Notes on the techniques of Feature Writing from JOUR 371/689F at the University of Maryland.

Photo and digital illustration by Horus Alas.

Posts from the Fall 2019 semester, continued
The writing process comes down to what you hate the least.

As unglamorous as it may sound, as rude as it sounds to my own writing, as much as it sounds like fishing for a compliment. It’s none of those things. Writing is taking a million thoughts and somehow putting them down onto paper. Neurons fire faster than that. My brain is busy. Most of the time, if there’s something in my head, it’s not going to come out the same way on paper.

So a lot of the writing process is playing catch-up. Trying to chase the brain’s great idea back down even though it’s gone almost as fast as it came.

To write, there’s a lot of trying to grab flash in the pan ideas. A lot of it feels like being a child watching a balloon float away and jumping to grab at the ribbon before it’s too late.

But once the string is in my tiny hands, grasped in small, clumsy fingers, I write the idea down, effectively tying the ribbon in a knot around my wrist so it doesn’t go away. That’s when it becomes effective.

Once the idea is pinned to me, my process can begin. I take the ideas I have and shape. Then reshape. Then throw it all away. Then dig it out of the trash and uncrumple it. Finally I throw it away—again—and start over.

A lot of the writing process comes down to pinning down an idea and trying to find the way it’s going to come together. Sometimes it takes minutes, sometimes it takes hours. Either way, it never comes out right the first try. If it does, something is wrong.

But regardless of how much it makes me want to tear my hair out, I write it anyway and just hope that maybe I’ll love it long enough to leave it alone.

I guess I fancy myself a good deadline

... because there’s really no other way to explain why I’m always doing my work so damn close to them.

If you give me a set time to finish a story by, it doesn’t matter if I’m free for the entire 24 hours before it-- I will find some possible way to push it off until the last possible moment.

And yet, somehow, one of my greatest talents is my intrinsic sense of knowing exactly how long a given assignment will take me, and then starting it that exact amount of time before my deadline. Every so often, it bites me in the ass-- but almost always, it works.

I wish I didn’t work this way. I’ve really tried to amend my procrastinating ways. I’ll isolate myself from all my friends or hide my cell phone from myself.
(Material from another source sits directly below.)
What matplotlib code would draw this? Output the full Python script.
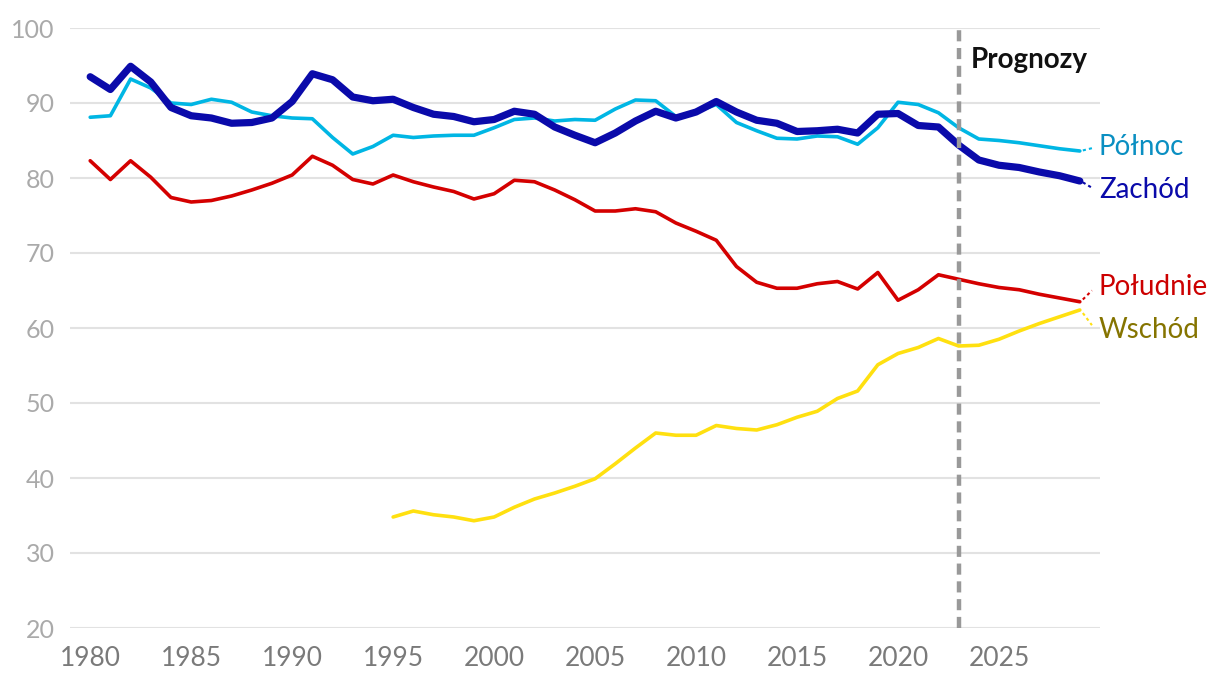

But I always somehow find a way to not do the work.

But even if I sit down three hours or so before a deadline, I will almost certainly wait to start till an hour or less before it’s due. Something about the pressure of knowing it’s grind time gets my blood pumping and pushes me to do the absolute best I can. Yeah, occasionally there are some minor errors or typos or what-not, but my brain is only able to create its best content under stress.

For a while, I’d listen to music while I write, but now I find is distracting most of the time, so I only listen to an album if I’m writing a review of said album.

I also can’t do my work in absolute silence. Something about it is too still for me and makes my brain wander. I need a bit of noise and chaos to surround me and keep me still.

Impromptu on Writing

Earlier in class, when asked about a specific line by an author that I could recite by memory, the first one to come to mind was James Joyce’s stunner at the end of “The Dead” in Dubliners:

“His soul swooned slowly as he heard the snow falling faintly through the universe and faintly falling, like the descent of their last end, upon all the living and the dead.”

What strikes me most immediately about this line is the sound, even before the imagery. “His soul swooned slowly” flows out of the mouth at the volume of a whisper, and it conjures the image of a little ghost swaying to and fro within Gabriel Conroy’s body.

As the sentence continues, “f” sounds come to the fore, but rather than a harsh fricative like we might normally expect, Joyce gives us “falling faintly” and “faintly falling,” reversing their order for double effect, and generating the image of snowflakes falling everywhere over a dark universe.

This line taught me that sound can be every bit as important as imagery. Words themselves can sound either harsh or mellow, and how we arrange them gives an overall piece a tenor and character. Combined with rich imagery and other sensory details, sound can immediately transport the reader and keep them strung along by the effusion of words.